Он смотрел на Кимстача такими умоляющими глазами, что, право слово, трудно было ему отказать.
— Не хочется вас обижать, — убеждал его Кимстач. — Я ведь могу вас взять только рядовым. А вы командир отделения.
— Звание-то у меня никто не отнимет, — не унимался связист.
...Меня удивило тогда, почему артиллеристы выбрали для командного пункта такой приметный ориентир, как Корниловский бастион. Кимстач, ничего не объясняя, показал на дощечку, прикрепленную к стене башни: «Здесь стояла кровать капитана 2 ранга Н. Ф. Юрковского». Это был памятник первой Севастопольской обороне. Капитан 2 ранга Юрковский командовал тогда героической батареей Малахова кургана... Оставаясь здесь, в той же самой каюте, наши моряки-артиллеристы как бы давали слово не посрамить славы русских моряков.
Прочитав надпись на башенной стенке, я посмотрел на Кимстача. На мгновение мне представилось, что мы на Малаховом кургане уже после войны. Жарко печет весеннее крымское солнце, благоухают яблони и миндаль, щебечут птицы в скворечниках, сколоченных когда-то крепкими матросскими руками, а на замшелой башне Корниловского бастиона рядом с первой горит еще одна надпись: «Здесь в Отечественную войну командовали артиллерией лейтенант Матюхин и младший лейтенант Кимстач».
Так мне представлялось, а что касается Кимстача, то он, разумеется, не думал о славе. Его волновало другое. Прощаясь со мной, он попросил:
— Если будете в Ленинграде, позвоните, пожалуйста, моей жене по телефону, расскажите, что видели. Ведь это наша обычная работа...
Я не забыл его просьбу и, когда вернулся в Ленинград, много раз снимал трубку и набирал нужный номер, но никто не отвечал. Тогда я разыскал адрес жены Кимстача. Увы, ее в Ленинграде не оказалось, и даже никто не мог сказать, жива ли она или эвакуировалась.

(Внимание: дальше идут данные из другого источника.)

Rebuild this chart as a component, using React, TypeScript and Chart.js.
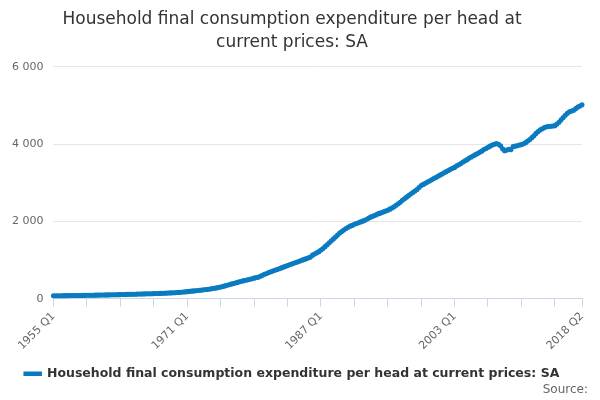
import React, { useEffect, useRef } from "react";
import { Chart, registerables } from "chart.js";
Chart.register(...registerables);

const startYear = 1955;
const endYear = 2018;
const shownLabels = ["1955 Q1", "1971 Q1", "1987 Q1", "2003 Q1", "2018 Q2"];
const yTicks = [0, 2000, 4000, 6000];
const seriesName = "Household final consumption expenditure per head at current prices: SA";
const values: number[] = [
  78, 79, 79, 80, 81, 82, 82, 83, 84, 85, 86, 86, 87, 88, 89, 90,
  91, 92, 93, 94, 95, 96, 97, 98, 99, 101, 102, 103, 104, 106, 107, 108,
  110, 111, 113, 114, 116, 117, 119, 120, 122, 124, 125, 127, 129, 130, 132, 133,
  135, 137, 139, 141, 143, 146, 148, 150, 153, 156, 159, 162, 166, 171, 175, 180,
  186, 193, 199, 205, 210, 215, 220, 226, 234, 241, 248, 256, 264, 273, 283, 292,
  305, 320, 335, 350, 365, 380, 395, 410, 425, 440, 455, 470, 482, 495, 508, 520,
  535, 550, 560, 585, 610, 635, 655, 680, 700, 720, 740, 760, 780, 800, 820, 840,
  860, 880, 900, 920, 940, 960, 980, 1000, 1020, 1040, 1060, 1080, 1130, 1160, 1190, 1220,
  1260, 1300, 1350, 1400, 1450, 1500, 1550, 1600, 1650, 1700, 1740, 1780, 1820, 1850, 1880, 1900,
  1930, 1950, 1970, 1990, 2010, 2030, 2060, 2090, 2120, 2140, 2160, 2190, 2210, 2230, 2250, 2270,
  2290, 2320, 2350, 2380, 2420, 2460, 2500, 2550, 2590, 2630, 2670, 2710, 2750, 2790, 2830, 2880,
  2930, 2960, 2990, 3020, 3050, 3080, 3110, 3140, 3170, 3200, 3230, 3260, 3290, 3320, 3350, 3380,
  3400, 3440, 3470, 3500, 3540, 3570, 3600, 3640, 3670, 3700, 3730, 3760, 3790, 3820, 3860, 3890,
  3920, 3950, 3980, 4000, 4020, 4000, 3960, 3880, 3830, 3850, 3870, 3860, 3940, 3950, 3960, 3980,
  3990, 4010, 4040, 4080, 4120, 4170, 4220, 4280, 4330, 4370, 4400, 4430, 4450, 4460, 4465, 4470,
  4480, 4520, 4570, 4630, 4690, 4750, 4800, 4840, 4860, 4880, 4920, 4960, 4990, 5020,
];

const labels: string[] = [];
for (let y = startYear; y <= endYear; y++) {
  for (let q = 1; q <= 4; q++) {
    if (labels.length < values.length) labels.push(`${y} Q${q}`);
  }
}

export default function App() {
  const ref = useRef<HTMLCanvasElement>(null);
  useEffect(() => {
    document.body.style.margin = "0";
    const last = labels.length - 1;
    const chart = new Chart(ref.current!, {
      type: "line",
      data: {
        labels,
        datasets: [{
          label: seriesName,
          data: values,
          borderColor: "#0a7bc1",
          backgroundColor: "#0a7bc1",
          borderWidth: 2.5,
          pointRadius: 1.3,
          pointHoverRadius: 2,
          tension: 0,
        }],
      },
      options: {
        animation: false,
        responsive: false,
        layout: { padding: { left: 2, right: 18, top: 0, bottom: 10 } },
        plugins: {
          title: {
            display: true,
            text: ["Household final consumption expenditure per head at", "current prices: SA"],
            color: "#333",
            font: { family: "DejaVu Sans", size: 17, weight: "normal", lineHeight: 1.35 },
            padding: { top: 8, bottom: 13 },
          },
          legend: {
            position: "bottom",
            labels: {
              color: "#333",
              font: { family: "DejaVu Sans", size: 12.5, weight: "bold" },
              boxWidth: 16,
              boxHeight: 2,
              padding: 12,
            },
          },
          tooltip: { enabled: false },
        },
        scales: {
          x: {
            ticks: {
              autoSkip: false,
              minRotation: 45,
              maxRotation: 45,
              color: "#666",
              font: { family: "DejaVu Sans", size: 11 },
              callback: (_v: any, i: number) => (shownLabels.includes(labels[i]) ? labels[i] : ""),
            },
            grid: {
              drawOnChartArea: false,
              tickLength: 8,
              color: (ctx: any) => (ctx.index % 16 === 0 || ctx.index === last ? "#ccd6eb" : "rgba(0,0,0,0)"),
            },
            border: { color: "#ccd6eb" },
          },
          y: {
            min: 0,
            max: 6000,
            afterBuildTicks: (s: any) => { s.ticks = yTicks.map((v) => ({ value: v })); },
            ticks: {
              color: "#666",
              font: { family: "DejaVu Sans", size: 11 },
              padding: 10,
              callback: (v: any) => Number(v).toString().replace(/\B(?=(\d{3})+(?!\d))/g, " "),
            },
            grid: { color: "#e6e6e6", drawTicks: false },
            border: { display: false },
          },
        },
      },
    });
    return () => chart.destroy();
  }, []);
  return (
    <div style={{ position: "relative", width: 600, height: 400 }}>
      <canvas ref={ref} width={600} height={400} />
      <div style={{ position: "absolute", right: 12, top: 382, fontFamily: "DejaVu Sans", fontSize: 12, color: "#666" }}>Source:</div>
    </div>
  );
}
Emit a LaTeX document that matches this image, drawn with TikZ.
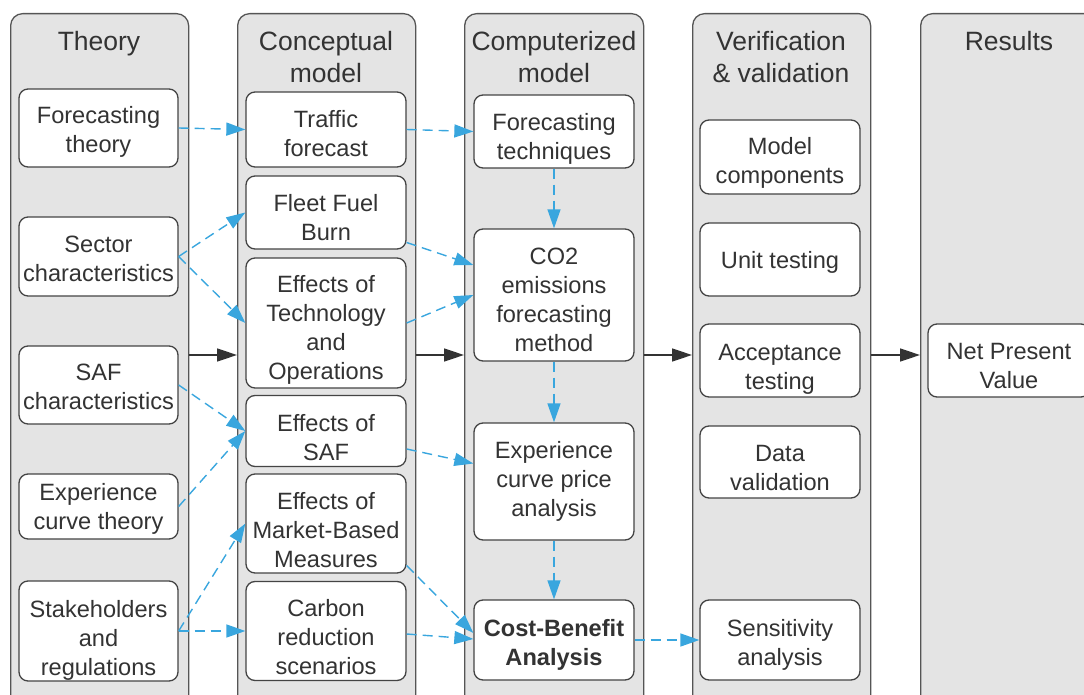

После войны Матюхин и Кимстач не вернулись домой. Семья Матюхина получила короткое извещение: «Пропал без вести». Но время вносит свои поправки. Четверть века спустя приехал из Киева в Севастополь черноморский моряк Григорий Прокофьевич Гусак. Приехал в те места, где сражался в июне 1942 года и был захвачен в плен. Ему удалось бежать, раненого, его приютили местные жители.
В ноябре 1942
— Они попросили еды, — рассказывал Гусак. — Хозяева накормили их, дали что было из продуктов.
В эту ночь они вышли к Днепру, переправились на другую сторону, затопили пароход и скрылись.
Стало быть, после того как наши войска оставили Севастополь, Алексей Матюхин не «пропал без вести». Он до последнего сражался с врагом.
Генерал Остряков
Во время одной из встреч с членом Военного совета Кулаковым открылась дверь и, попросив разрешения, быстрой, легкой походкой в кабинет вошел невысокий, худощавый генерал в морском кителе с широкими золотыми галунами и голубыми просветами на рукавах.
— Знакомьтесь, — сказал Николай Михайлович. — Единственный в своем роде генерал. Командует авиацией на земле и в воздухе.
Слова «генерал» и тем более «командующий» совсем не вязались с удивительно моложавой наружностью Острякова, не замедлившего вставить:
— Идет война, товарищ член Военного совета, и никого этим не удивишь. — Остряков поторопился перевести разговор на другую тему, развернул перед Кулаковым фотопланшет и попросил разрешение, доложить результаты воздушной разведки.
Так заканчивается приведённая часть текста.